Environment:Openai Whisper Triton
| Knowledge Sources | |
|---|---|
| Domains | Infrastructure, GPU_Computing |
| Last Updated | 2025-06-25 00:00 GMT |
Overview
OpenAI Triton compiler for GPU-accelerated kernels used in Whisper's DTW alignment and median filtering operations. Optional dependency; falls back gracefully to CPU alternatives.
Description
Whisper includes custom Triton GPU kernels for two performance-critical operations in the word-level timestamp pipeline: Dynamic Time Warping (`dtw_kernel`) and median filtering (`median_filter_cuda`). Triton compiles Python-like kernel code to optimized GPU machine code at runtime. Triton is a conditional dependency — it is only installed on x86_64 Linux systems and its import failure is handled gracefully with fallback to CPU alternatives.
Usage
Use this environment when word-level timestamps are requested on a CUDA GPU. The Triton kernels accelerate the DTW alignment and median filtering steps. If Triton is not available or fails to compile, Whisper falls back to Numba (for DTW) and PyTorch sort-based median (for filtering), with a warning.
System Requirements
| Category | Requirement | Notes |
|---|---|---|
| OS | Linux (x86_64 only) | Triton is conditionally installed only on x86_64 Linux |
| Hardware | NVIDIA CUDA GPU | Required for Triton kernel execution |
| CUDA Toolkit | Compatible with installed PyTorch | Triton compiles PTX at runtime |
Dependencies
Python Packages
- `triton` >= 2.0 (conditional: x86_64 Linux only)

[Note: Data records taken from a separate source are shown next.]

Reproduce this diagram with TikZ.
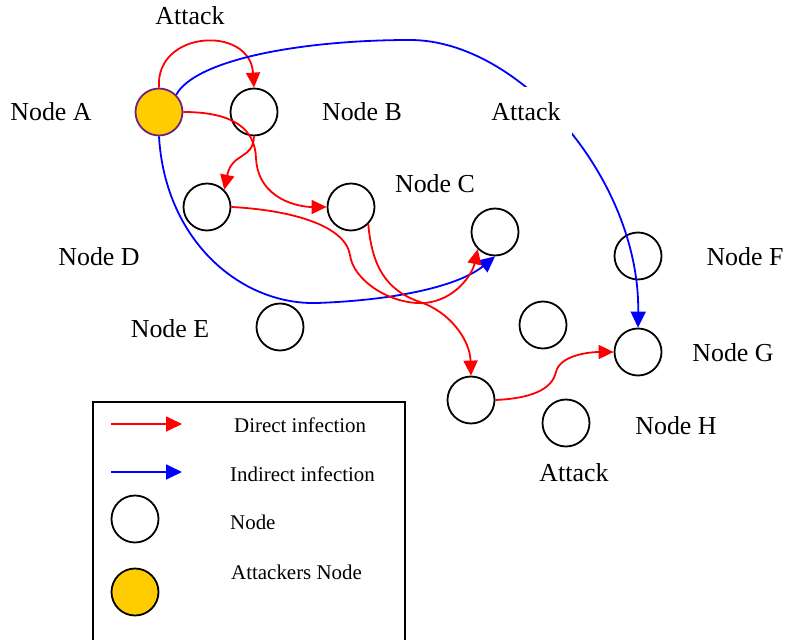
\documentclass[tikz,border=0pt]{standalone}
\usepackage{fontspec}
\setmainfont{Liberation Serif}
\usetikzlibrary{arrows.meta}
\definecolor{attk}{RGB}{255,204,0}
\definecolor{attkborder}{RGB}{112,32,128}
\tikzset{
  nd/.style={circle, draw=black, line width=1.8bp, minimum size=47bp, inner sep=0pt, fill=white},
  attacker/.style={nd, fill=attk, draw=attkborder},
  lbl/.style={font=\fontsize{26}{30}\selectfont, inner sep=0pt, anchor=base},
  leg/.style={font=\fontsize{21}{25}\selectfont, inner sep=0pt, anchor=west},
  direct/.style={draw=red, line width=1.8bp, -{Triangle[length=15bp,width=14bp]}},
  indirect/.style={draw=blue, line width=1.8bp, -{Triangle[length=16bp,width=15bp]}},
}
\begin{document}
\begin{tikzpicture}[x=1bp,y=-1bp]
\useasboundingbox (0,0) rectangle (785,640);
% nodes
\node[attacker] (A) at (159,112) {};
\node[nd] (B) at (254,112) {};
\node[nd] (C) at (351,207) {};
\node[nd] (D) at (207,207) {};
\node[nd] (C2) at (495,232) {};
\node[nd] (E) at (280,327) {};
\node[nd] (M) at (543,325) {};
\node[nd] (F) at (638,256) {};
\node[nd] (G) at (638,352) {};
\node[nd] (P) at (471,400) {};
\node[nd] (H) at (566,423) {};
% connectors
\draw[direct] (A.north) .. controls (155,30) and (250,25) .. (B.north);
\draw[indirect] (A.45) .. controls (195,60) and (300,40) .. (410,40)
  .. controls (520,40) and (640,180) .. (G.north);
\draw[indirect] (A.south) .. controls (165,240) and (240,305) .. (317,303)
  .. controls (400,300) and (460,285) .. (C2.south);
\draw[direct] (A.east) .. controls (235,112) and (255,130) .. (256,158)
  .. controls (258,200) and (300,207) .. (C.west);
\draw[direct] (B.south) .. controls (253,160) and (232,152) .. (D.north east);
\draw[direct] (D.east) .. controls (290,210) and (345,225) .. (350,255)
  .. controls (353,280) and (390,305) .. (425,303)
  .. controls (455,300) and (472,275) .. (C2.south west);
\draw[direct] (C.south east) .. controls (372,265) and (385,290) .. (420,302)
  .. controls (450,312) and (470,340) .. (P.north);
\draw[direct] (P.east) .. controls (540,398) and (553,385) .. (556,372)
  .. controls (560,355) and (590,352) .. (G.west);
% labels
\node[lbl] (atk1) at (190,25) {Attack};
\node[font=\fontsize{26}{30}\selectfont, fill=white, inner sep=0pt, minimum width=92bp, minimum height=50bp] (atk2) at (526,112) {Attack};
\node[lbl] (atk3) at (574,481) {Attack};
\node[lbl] (la) at (51,121) {Node A};
\node[lbl] (lb) at (362,121) {Node B};
\node[lbl] (lc) at (435,193) {Node C};
\node[lbl] (ld) at (99,265) {Node D};
\node[lbl] (lf) at (745,265) {Node F};
\node[lbl] (le) at (170,337) {Node E};
\node[lbl] (lg) at (733,361) {Node G};
\node[lbl] (lh) at (676,434) {Node H};
% legend
\draw[line width=1.4bp] (93,645) -- (93,402) -- (405,402) -- (405,645);
\coordinate (r1) at (111,424);
\coordinate (r2) at (182,424);
\coordinate (b1) at (111,472);
\coordinate (b2) at (182,472);
\draw[direct,-{Triangle[length=16bp,width=15bp]}] (r1) -- (r2);
\draw[indirect] (b1) -- (b2);
\node[nd] (legn) at (135,519) {};
\node[nd, fill=attk] (lega) at (135,592) {};
\node[leg] (t1) at (234,425) {Direct infection};
\node[leg] (t2) at (230,474) {Indirect infection};
\node[leg] (t3) at (230,522) {Node};
\node[leg] (t4) at (231,572) {Attackers Node};
\end{tikzpicture}
\end{document}
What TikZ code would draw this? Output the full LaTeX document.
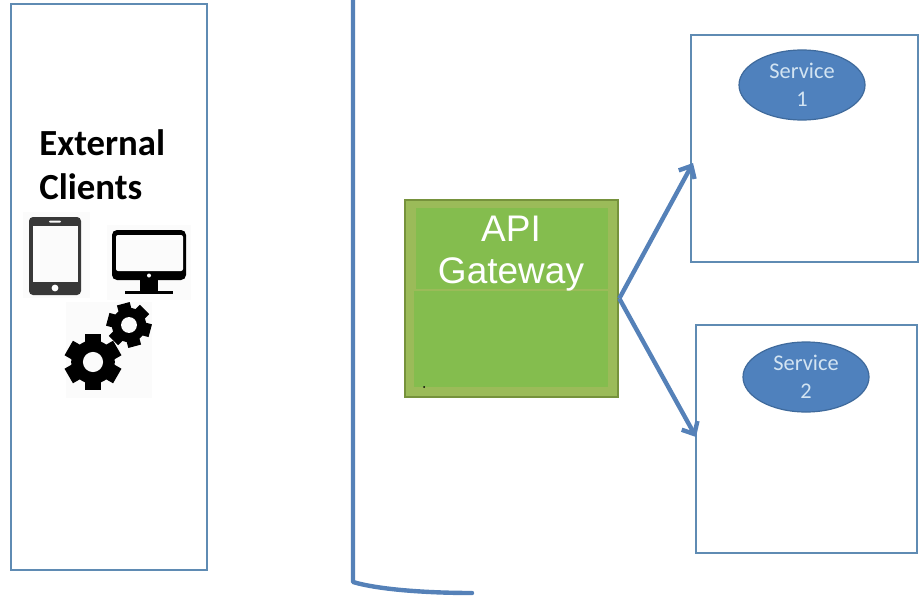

- `torch` with CUDA support
Credentials
No credentials required.
Quick Install
# Automatically installed on x86_64 Linux via:
pip install openai-whisper
# Or install manually:
pip install triton>=2.0
Code Evidence
Conditional dependency in `pyproject.toml:31`:
"triton>=2; (platform_machine=='x86_64' and sys_platform=='linux') or sys_platform=='linux2'",
Import with error handling in `whisper/triton_ops.py:6-10`:
try:
import triton
import triton.language as tl
except ImportError:
raise RuntimeError("triton import failed; try `pip install --pre triton`")
Graceful fallback for DTW from `whisper/timing.py:142-151`:
def dtw(x: torch.Tensor) -> np.ndarray:
if x.is_cuda:
try:
return dtw_cuda(x)
except (RuntimeError, subprocess.CalledProcessError):
warnings.warn(
"Failed to launch Triton kernels, likely due to missing CUDA toolkit; "
"falling back to a slower DTW implementation..."
)
return dtw_cpu(x.double().cpu().numpy())
Graceful fallback for median filter from `whisper/timing.py:36-45`:
if x.is_cuda:
try:
from .triton_ops import median_filter_cuda
result = median_filter_cuda(x, filter_width)
except (RuntimeError, subprocess.CalledProcessError):
warnings.warn(
"Failed to launch Triton kernels, likely due to missing CUDA toolkit; "
"falling back to a slower median kernel implementation..."
)
Common Errors
| Error Message | Cause | Solution |
|---|---|---|
| `RuntimeError: triton import failed; try pip install --pre triton` | Triton not installed when `triton_ops.py` is imported directly | `pip install triton>=2.0` (Linux x86_64 only) |
| `Failed to launch Triton kernels, likely due to missing CUDA toolkit` | CUDA toolkit not properly installed or incompatible | Install matching CUDA toolkit or ignore warning (CPU fallback is used) |
| `RuntimeError` or `CalledProcessError` during kernel compilation | Triton compilation failure | Triton falls back to CPU path automatically; ensure CUDA toolkit matches PyTorch |
Compatibility Notes
- Linux x86_64 only: Triton is not installed on macOS, Windows, or ARM Linux. This is handled at the package level via conditional dependency in `pyproject.toml`.
- Lazy import: Triton is only imported when GPU-accelerated DTW or median filtering is actually invoked (via `from .triton_ops import ...`). CPU-only workflows never trigger the import.
- Graceful degradation: Both `dtw()` and `median_filter()` catch `RuntimeError` and `CalledProcessError` and fall back to CPU alternatives with a warning message.
- DTW BLOCK_SIZE constraint: The CUDA DTW kernel requires that the number of text tokens (M) be less than the `BLOCK_SIZE` (default 1024). This is asserted in `dtw_cuda()`.